Reduced pressure, fluidity, Prefil and tensile tests have been performed on a base EN 46000 alloy and with 25 and 50 wt% machining chip additions. The following conclusions can be drawn:

  • The techniques available to assess the melt quality are inadequate, requiring further analysis for reliable interpretation of results.

  • The floatation of oxides affected the working principle of RPT, fluidity and Prefil tests, resulting in “false positives” as the values reported for degraded melts did not significantly differ from the clean melt values.
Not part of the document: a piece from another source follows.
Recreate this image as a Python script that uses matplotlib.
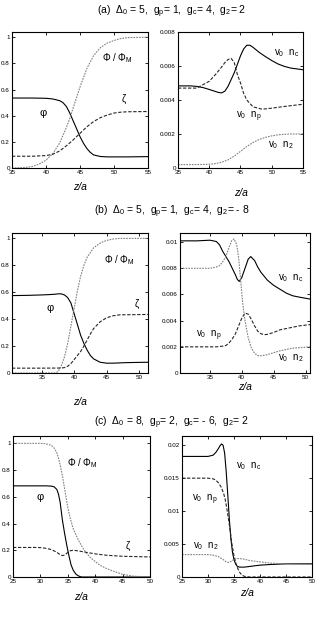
import matplotlib
matplotlib.use('Agg')
import matplotlib.pyplot as plt
from matplotlib.ticker import FuncFormatter

plt.rcParams['font.family'] = ['Liberation Sans', 'DejaVu Sans']
plt.rcParams['mathtext.fontset'] = 'custom'
plt.rcParams['mathtext.rm'] = 'Liberation Sans'
plt.rcParams['mathtext.it'] = 'Liberation Sans:italic'

# ---------- panel (a) ----------
a_phi_x = [35, 38, 40, 41, 42, 42.5, 43, 43.5, 44, 44.5, 45, 45.5, 46, 46.5, 47, 48, 49, 50, 52, 55]
a_phi_y = [0.535, 0.535, 0.533, 0.528, 0.515, 0.50, 0.47, 0.42, 0.36, 0.30, 0.24, 0.19, 0.15, 0.12, 0.10, 0.088, 0.085, 0.085, 0.085, 0.087]
a_Phi_x = [35, 37, 38, 39, 40, 41, 42, 43, 43.5, 44, 44.5, 45, 46, 47, 48, 49, 50, 51, 52, 55]
a_Phi_y = [0, 0.004, 0.012, 0.03, 0.06, 0.11, 0.19, 0.31, 0.38, 0.46, 0.54, 0.62, 0.76, 0.86, 0.92, 0.955, 0.975, 0.99, 0.997, 1.0]
a_zeta_x = [35, 38, 40, 41, 42, 43, 44, 45, 46, 47, 48, 49, 50, 51, 52, 55]
a_zeta_y = [0.09, 0.09, 0.095, 0.105, 0.13, 0.17, 0.215, 0.265, 0.315, 0.355, 0.385, 0.405, 0.42, 0.427, 0.43, 0.432]

a_nc_x = [35, 37, 38, 39, 40, 41, 41.5, 42, 42.5, 43, 43.5, 44, 44.5, 45, 45.5, 46, 46.5, 47, 48, 49, 50, 51, 52, 53, 55]
a_nc_y = [0.00483, 0.00483, 0.0048, 0.00473, 0.00462, 0.0045, 0.00444, 0.00442, 0.00452, 0.0048, 0.0052, 0.0056, 0.0061, 0.0066, 0.0070, 0.00722, 0.00722, 0.0071, 0.0068, 0.00655, 0.00632, 0.00612, 0.00598, 0.00588, 0.00578]
a_np_x = [35, 37, 38, 39, 40, 41, 42, 42.5, 43, 43.5, 44, 44.5, 45, 45.5, 46, 47, 48, 48.5, 49, 50, 52, 55]
a_np_y = [0.0047, 0.0047, 0.0047, 0.0049, 0.0051, 0.0055, 0.00595, 0.0062, 0.00638, 0.00645, 0.0062, 0.0055, 0.0050, 0.0044, 0.0040, 0.0036, 0.0035, 0.00346, 0.00348, 0.00352, 0.00362, 0.00375]
a_n2_x = [35, 38, 40, 41, 42, 43, 44, 45, 46, 47, 48, 49, 50, 51, 52, 53, 55]
a_n2_y = [0.0002, 0.0002, 0.00022, 0.00026, 0.00034, 0.00048, 0.0007, 0.00098, 0.00126, 0.0015, 0.00168, 0.0018, 0.00189, 0.00195, 0.00198, 0.002, 0.002]

# ---------- panel (b) ----------
b_phi_x = [30.4, 33, 35, 36, 37, 37.5, 38, 38.5, 39, 39.5, 40, 40.5, 41, 41.5, 42, 42.5, 43, 44, 45, 46, 48, 51.4]
b_phi_y = [0.575, 0.577, 0.58, 0.582, 0.585, 0.588, 0.588, 0.58, 0.56, 0.52, 0.44, 0.36, 0.28, 0.22, 0.17, 0.13, 0.105, 0.08, 0.073, 0.073, 0.077, 0.08]
b_Phi_x = [30.4, 37, 37.5, 38, 38.5, 39, 39.5, 40, 40.5, 41, 41.5, 42, 43, 44, 45, 46, 47, 48, 51.4]
b_Phi_y = [0, 0, 0.01, 0.05, 0.12, 0.22, 0.35, 0.48, 0.61, 0.72, 0.8, 0.86, 0.93, 0.965, 0.985, 0.995, 1.0, 1.0, 1.0]
b_zeta_x = [30.4, 35, 38, 38.5, 39, 39.5, 40, 40.5, 41, 41.5, 42, 42.5, 43, 44, 45, 46, 47, 51.4]
b_zeta_y = [0.036, 0.036, 0.037, 0.04, 0.05, 0.07, 0.1, 0.13, 0.16, 0.2, 0.245, 0.29, 0.33, 0.38, 0.41, 0.425, 0.432, 0.435]

b_nc_x = [30.3, 33, 35, 36, 36.5, 37, 37.5, 38, 38.5, 39, 39.3, 39.6, 40, 40.5, 41, 41.4, 42, 42.5, 43, 44, 45, 46, 47, 48, 49, 50.7]
b_nc_y = [0.0101, 0.0101, 0.01015, 0.01005, 0.0098, 0.0093, 0.0089, 0.0085, 0.0080, 0.0075, 0.00715, 0.0070, 0.0073, 0.0080, 0.0087, 0.0089, 0.0086, 0.0081, 0.0077, 0.0071, 0.0067, 0.0064, 0.0061, 0.0059, 0.0058, 0.00565]
b_np_x = [30.3, 36, 37, 37.5, 38, 38.5, 39, 39.5, 40, 40.5, 41, 41.5, 42, 42.5, 43, 43.5, 44, 45, 46, 47, 48, 49, 50.7]
b_np_y = [0.002, 0.002, 0.00205, 0.0021, 0.0023, 0.0026, 0.003, 0.0036, 0.0042, 0.00458, 0.0045, 0.0041, 0.0036, 0.0032, 0.003, 0.00293, 0.00295, 0.0031, 0.0033, 0.0034, 0.0035, 0.0036, 0.0037]
b_n2_x = [30.3, 35, 36, 36.5, 37, 37.5, 38, 38.4, 38.8, 39.2, 39.5, 39.8, 40.1, 40.5, 41, 41.5, 42, 42.5, 43, 44, 45, 46, 47, 48, 50.7]
b_n2_y = [0.008, 0.008, 0.0081, 0.0082, 0.0085, 0.0089, 0.0096, 0.0101, 0.01025, 0.0098, 0.0088, 0.0072, 0.0055, 0.0040, 0.0027, 0.0019, 0.0015, 0.00133, 0.00132, 0.0014, 0.00155, 0.0017, 0.0018, 0.0019, 0.002]

# ---------- panel (c) ----------
c_phi_x = [25, 31, 32, 32.5, 33, 33.3, 33.6, 34, 34.4, 34.8, 35.2, 35.6, 36, 36.5, 37, 37.5, 50]
c_phi_y = [0.682, 0.682, 0.68, 0.675, 0.655, 0.62, 0.56, 0.43, 0.33, 0.24, 0.16, 0.09, 0.05, 0.02, 0.007, 0.0, 0.0]
c_Phi_x = [25, 30, 31, 32, 32.5, 33, 33.5, 34, 34.5, 35, 35.5, 36, 37, 38, 39, 40, 41, 42, 43, 45, 47, 50]
c_Phi_y = [1.0, 1.0, 0.997, 0.985, 0.965, 0.93, 0.86, 0.76, 0.64, 0.52, 0.43, 0.36, 0.27, 0.2, 0.15, 0.115, 0.085, 0.065, 0.048, 0.02, 0.006, 0.0]
c_zeta_x = [25, 29, 30, 31, 32, 33, 33.5, 34, 34.5, 35, 35.5, 36, 37, 38, 40, 42, 45, 50]
c_zeta_y = [0.221, 0.221, 0.22, 0.215, 0.205, 0.185, 0.17, 0.16, 0.165, 0.185, 0.197, 0.2, 0.195, 0.187, 0.173, 0.163, 0.155, 0.15]

c_nc_x = [25, 30, 31, 31.5, 32, 32.3, 32.6, 32.9, 33.2, 33.5, 33.8, 34.1, 34.4, 34.7, 35, 35.3, 35.6, 36, 37, 38, 40, 42, 45, 50]
c_nc_y = [0.0183, 0.0183, 0.0185, 0.0189, 0.0195, 0.0199, 0.0202, 0.02, 0.0188, 0.016, 0.0125, 0.0088, 0.0058, 0.0038, 0.0026, 0.002, 0.00165, 0.0015, 0.0015, 0.0016, 0.0018, 0.0019, 0.002, 0.002]
c_np_x = [25, 30, 31, 31.5, 32, 32.5, 33, 33.3, 33.6, 34, 34.3, 34.6, 35, 35.5, 36, 36.5, 37, 38, 50]
c_np_y = [0.015, 0.015, 0.0149, 0.0147, 0.0143, 0.0137, 0.0127, 0.0118, 0.0105, 0.0085, 0.0068, 0.005, 0.0032, 0.0017, 0.0008, 0.0003, 0.0001, 0.0, 0.0]
c_n2_x = [25, 30, 31, 32, 33, 33.5, 34, 34.5, 35, 35.5, 36, 37, 38, 40, 42, 45, 50]
c_n2_y = [0.0034, 0.0034, 0.0033, 0.0031, 0.0026, 0.0023, 0.0022, 0.0024, 0.0027, 0.0028, 0.0028, 0.0027, 0.0025, 0.0023, 0.0021, 0.002, 0.0019]

titles = [r'(a)  $\Delta_0$ = 5,  g$_{\rm p}$= 1,  g$_{\rm c}$= 4,  g$_2$= 2',
          r'(b)  $\Delta_0$ = 5,  g$_{\rm p}$= 1,  g$_{\rm c}$= 4,  g$_2$= - 8',
          r'(c)  $\Delta_0$ = 8,  g$_{\rm p}$= 2,  g$_{\rm c}$= - 6,  g$_2$= 2']
lab_nc = r'v$_0$  n$_{\rm c}$'
lab_np = r'v$_0$  n$_{\rm p}$'
lab_n2 = r'v$_0$  n$_2$'
lab_Phi = r'Φ / Φ$_{\rm M}$'

W, H = 317, 629
fig = plt.figure(figsize=(W / 100, H / 100), dpi=100)


def box(x0, x1, y0, y1):
    # pixel box -> figure fraction
    return [x0 / W, 1 - y1 / H, (x1 - x0) / W, (y1 - y0) / H]


def style(ax, xlim, ylim, xticks, yticks, labcoord):
    ax.set_xlim(xlim)
    ax.set_ylim(ylim)
    ax.set_xticks(xticks)
    ax.set_yticks(yticks)
    ax.xaxis.set_major_formatter(FuncFormatter(lambda v, p: '%g' % v))
    ax.yaxis.set_major_formatter(FuncFormatter(lambda v, p: '%g' % v))
    ax.tick_params(direction='in', top=True, right=True, length=2, width=0.6,
                   labelsize=4.5, pad=1.5)
    for s in ax.spines.values():
        s.set_linewidth(0.8)
    ax.set_xlabel('z/a', fontsize=7.5, style='italic')
    ax.xaxis.set_label_coords(0.5, labcoord)


solid = dict(color='black', lw=0.8)
dashed = dict(color='0.15', lw=0.8, ls=(0, (3, 1.5)))
dotted = dict(color='0.5', lw=0.8, ls=(0, (1.5, 1)))
tfs = 7

# (a)
ax = fig.add_axes(box(12, 148, 32, 168))
ax.plot(a_phi_x, a_phi_y, **solid)
ax.plot(a_Phi_x, a_Phi_y, **dotted)
ax.plot(a_zeta_x, a_zeta_y, **dashed)
style(ax, (35, 55), (0, 1.04), [35, 40, 45, 50, 55], [0, 0.2, 0.4, 0.6, 0.8, 1], -0.10)
ax.text(50.5, 0.84, lab_Phi, fontsize=tfs, ha='center', va='center')
ax.text(51.4, 0.53, 'ζ', fontsize=tfs, ha='center', va='center')
ax.text(39.6, 0.42, 'φ', fontsize=tfs + 1, ha='center', va='center')

ax = fig.add_axes(box(178, 303, 32, 168))
ax.plot(a_nc_x, a_nc_y, **solid)
ax.plot(a_np_x, a_np_y, **dashed)
ax.plot(a_n2_x, a_n2_y, **dotted)
style(ax, (35, 55), (0, 0.008), [35, 40, 45, 50, 55], [0, 0.002, 0.004, 0.006, 0.008], -0.145)
ax.text(52.4, 0.00676, lab_nc, fontsize=tfs, ha='center', va='center')
ax.text(46.4, 0.0030, lab_np, fontsize=tfs, ha='center', va='center')
ax.text(51.4, 0.00134, lab_n2, fontsize=tfs, ha='center', va='center')

# (b)
ax = fig.add_axes(box(12, 148, 233, 373))
ax.plot(b_phi_x, b_phi_y, **solid)
ax.plot(b_Phi_x, b_Phi_y, **dotted)
ax.plot(b_zeta_x, b_zeta_y, **dashed)
style(ax, (30.4, 51.4), (0, 1.04), [35, 40, 45, 50], [0, 0.2, 0.4, 0.6, 0.8, 1], -0.17)
ax.text(47.0, 0.84, lab_Phi, fontsize=tfs, ha='center', va='center')
ax.text(49.7, 0.51, 'ζ', fontsize=tfs, ha='center', va='center')
ax.text(36.3, 0.48, 'φ', fontsize=tfs + 1, ha='center', va='center')

ax = fig.add_axes(box(180, 310, 233, 373))
ax.plot(b_nc_x, b_nc_y, **solid)
ax.plot(b_np_x, b_np_y, **dashed)
ax.plot(b_n2_x, b_n2_y, **dotted)
style(ax, (30.3, 50.7), (0, 0.0107), [35, 40, 45, 50], [0, 0.002, 0.004, 0.006, 0.008, 0.01], -0.064)
ax.text(47.7, 0.00725, lab_nc, fontsize=tfs, ha='center', va='center')
ax.text(34.8, 0.00285, lab_np, fontsize=tfs, ha='center', va='center')
ax.text(47.7, 0.00115, lab_n2, fontsize=tfs, ha='center', va='center')

# (c)
ax = fig.add_axes(box(13, 150, 436, 577))
ax.plot(c_phi_x, c_phi_y, **solid)
ax.plot(c_Phi_x, c_Phi_y, **dotted)
ax.plot(c_zeta_x, c_zeta_y, **dashed)
style(ax, (25, 50), (0, 1.055), [25, 30, 35, 40, 45, 50], [0, 0.2, 0.4, 0.6, 0.8, 1], -0.106)
ax.text(37.6, 0.85, lab_Phi, fontsize=tfs, ha='center', va='center')
ax.text(29.9, 0.6, 'φ', fontsize=tfs + 1, ha='center', va='center')
ax.text(46.0, 0.23, 'ζ', fontsize=tfs, ha='center', va='center')

ax = fig.add_axes(box(182, 312, 436, 577))
ax.plot(c_nc_x, c_nc_y, **solid)
ax.plot(c_np_x, c_np_y, **dashed)
ax.plot(c_n2_x, c_n2_y, **dotted)
style(ax, (25, 50), (0, 0.0214), [25, 30, 35, 40, 45, 50], [0, 0.005, 0.01, 0.015, 0.02], -0.078)
ax.text(37.9, 0.0168, lab_nc, fontsize=tfs, ha='center', va='center')
ax.text(29.3, 0.0117, lab_np, fontsize=tfs, ha='center', va='center')
ax.text(29.6, 0.0047, lab_n2, fontsize=tfs, ha='center', va='center')

for t, yp in zip(titles, [12, 212, 423]):
    fig.text(172 / W, 1 - yp / H, t, fontsize=7.5, ha='center', va='center')

fig.savefig('out.png', dpi=100)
  • Addition of 25 wt% machining chips to the melt resulted in a decreased amount of maximum pore size due to increased number of nucleation sites in fluidity tests. The 50 wt% addition, coupled with the decrease in hydrogen content, resulted in a reduction in pore area fraction.

  • While addition of 25 wt% machining chips did not degrade average tensile strength and elongation, levels of 50 wt% addition noticeably did.

  • Weibull statistics were found to describe accurately the change in scatter due to the addition of machining chips. This was observed as a decrease in the Weibull modulus with the increase in machining chips addition.